My mom kinda dressed me butch. She's not super-girly and she didn't inflict supergirly things on me. When she was a little girl, she wanted to be an architect or an archeologist. She was interested in castles - how they were constructed and why. She built little houses for her dolls and then she was done playing with them.
I had a fascination with the barbie stuff. I loved my barbies - loved playing barbies with other girls. I also loved my troll dolls - they were great to play with. I think it was good to have flat-chested, pot-bellied, short, squat, wild-haired, by-no-means-pretty dolls to play with. I made them clothes, I took them outside with me and made homes out of twigs and leaves. I gave them whimsical names. I guess the trolls are what taught me that if you love something or someone enough, you find them beautiful.
I remember when I got to go next door and play with the neighbor boy. He had neat toys. They did things. Transformers, cars, the castle grayskull, games like mousetrap. I remember realizing that there was a difference there and that I didn't know how I ended up with only girl toys. I don't think it was my mom's choice though as much as it was the choice of gift-givers and hand-me-downers. My mom couldn't afford to buy me much.
I have always thought I would name my child a gender-neutral name, though the one I always wanted to name my kid has gotten very popular of late. I think that whatever the deconstructionalists would like to believe about gender, I think people are born with a certain sense of who they are. It may be influenced quite a lot from the external environment, but I think kids know what grates on them gender-wise as much as they know whether or not they like broccolli.
When I was a little kid - ever since I watched the movie Splash, I suppose - I mostly wanted to be a mermaid. To be wild, to have impossibly long hair, to breath under water, to live in the ocean and be magical. I may still want that. That bit of me that's a boy - I think he wants it too.

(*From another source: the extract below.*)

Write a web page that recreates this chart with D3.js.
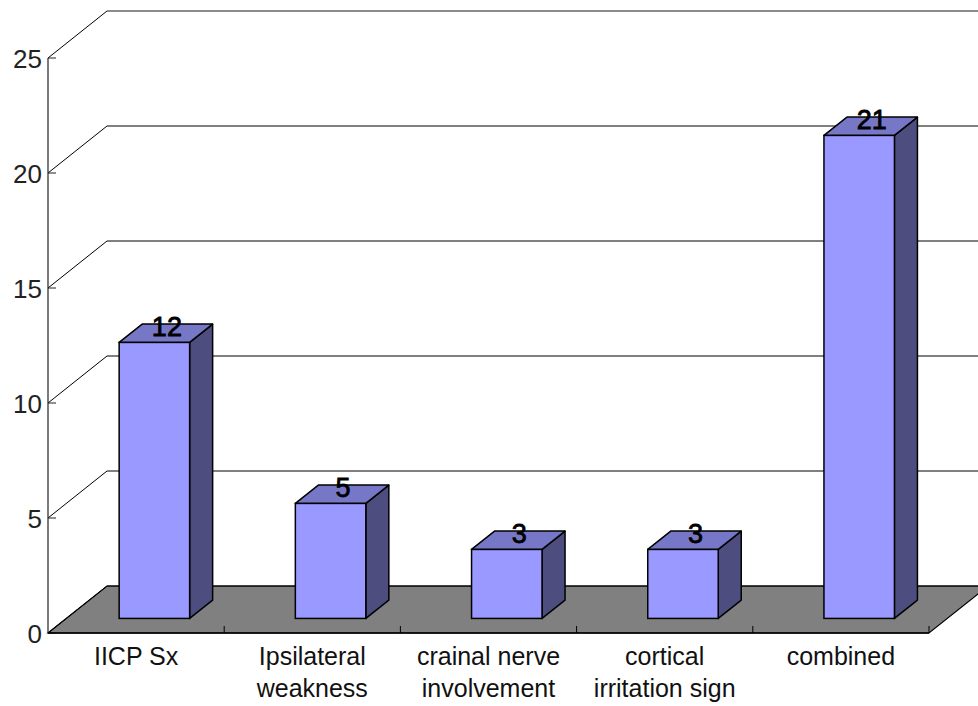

I have participated in the gendering of the young - at least so far as I've bought girl stuff for baby showers for girls. I don't think I'd do that now though. Kids are so unexpected in their preferences sometimes - it's neat to see without interfering too much. My mom had this whole peter rabbit thing going on with my babyhood - she really did try to avoid gendering me. It was the 70s and all. I still am surprised she doesn't consider herself to be a feminist.